Die geostrategischen Auswirkungen seien noch gar nicht überschaubar. „Es ist eine Zäsur, die wir erleben, die alles ergreift und betrifft - vom individuell Menschlichen bis zur Weltlage“, sagte Röttgen.

Röttgen machte deutlich, dass Deutschland bei der Evakuierung von Bundesbürgern und afghanischen Ortskräften nun voll auf das Wohlwollen der militant-islamistischen Taliban angewiesen sei. „Die Taliban sind jetzt die Machthaber im Land“, sagte er. „Alles, was dort stattfindet, findet statt, weil die Taliban es noch dulden. Und nur, sofern die Taliban es dulden.“ Er sehe nicht, welches Druckinstrument der Westen in den Gesprächen mit den Islamisten haben könnte. „Das ist eine der Veränderungen, die stattgefunden hat: dass wir jetzt bitten müssen, dass Rettung möglich bleibt und wie lange sie möglich bleibt. Alles ist jetzt in der Hand der Taliban.“

Jetzt sei nicht die Zeit für parteipolitische Schuldzuweisungen, sagte der CDU-Politiker mit Blick auf Kritik der Opposition an der Bundesregierung. „Das wird alles kommen, das wird alles aufgearbeitet werden“, versicherte er. In der Sitzung unterrichtete Außenminister Heiko Maas (SPD) die Abgeordneten über die aktuelle Lage in Kabul und die Evakuierung deutscher Bürger und afghanischer Helfer.

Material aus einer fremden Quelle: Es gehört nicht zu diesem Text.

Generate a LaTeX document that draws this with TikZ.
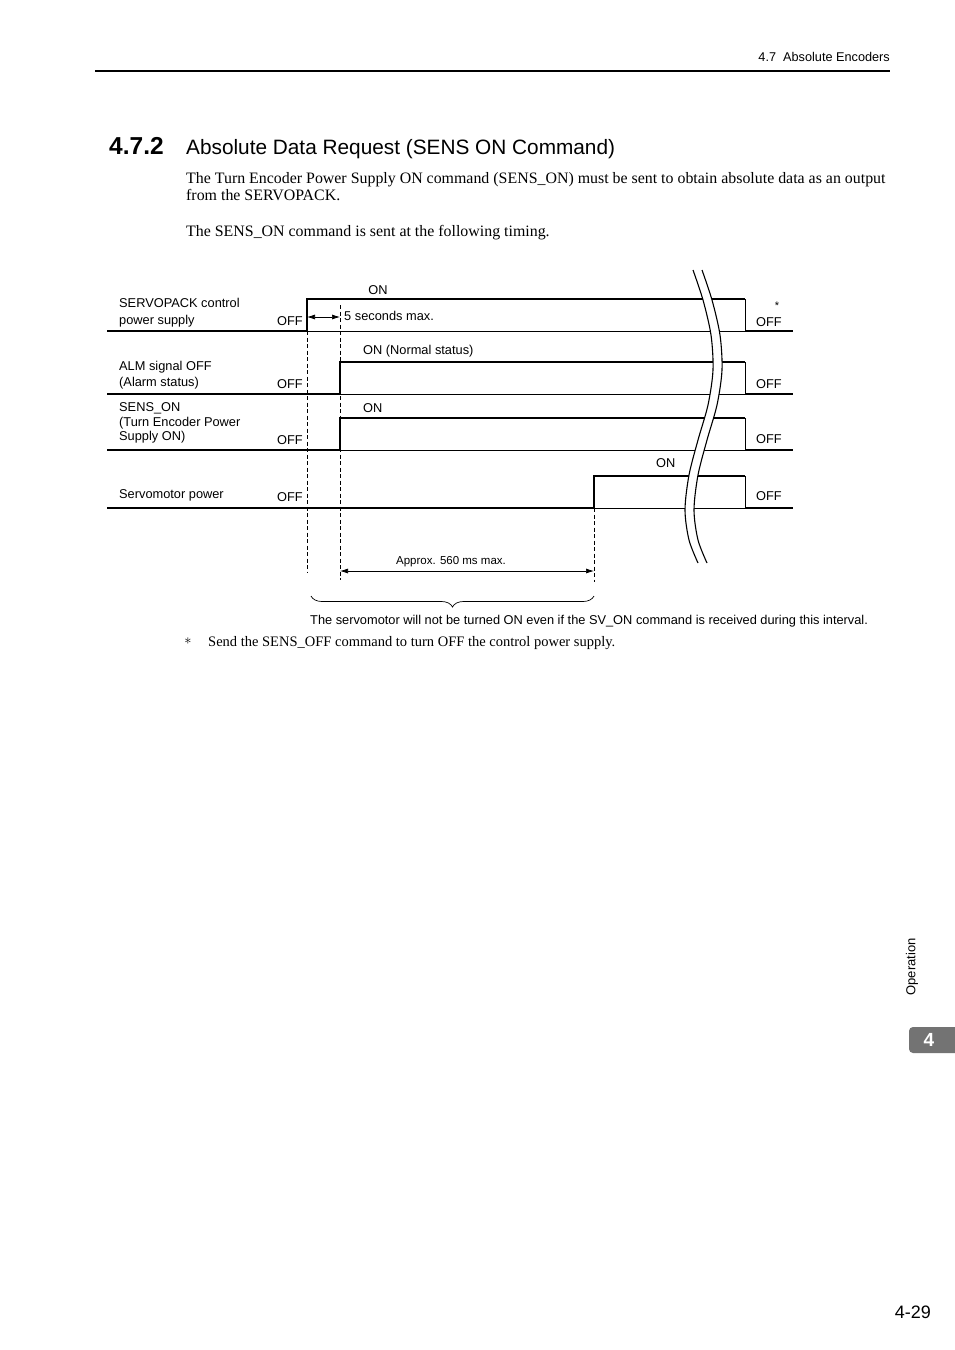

Opposition fordert Rücktritte

Angesichts des Chaos bei der Rettung Deutscher sowie einheimischer Ortskräfte aus Afghanistan hat Grünen-Chef Robert Habeck eine lückenlose Aufklärung gemachter Fehler verlangt. „Die Aussagen der Bundesregierung, niemand habe vor der Situation gewarnt, wecken ernsthafte Zweifel“, sagte Habeck der „Rheinischen Post“. Die Verantwortung trügen neben Bundeskanzlerin Angela Merkel (CDU) auch Vizekanzler Olaf Scholz (SPD) und die Ministerien für Auswärtiges und Verteidigung.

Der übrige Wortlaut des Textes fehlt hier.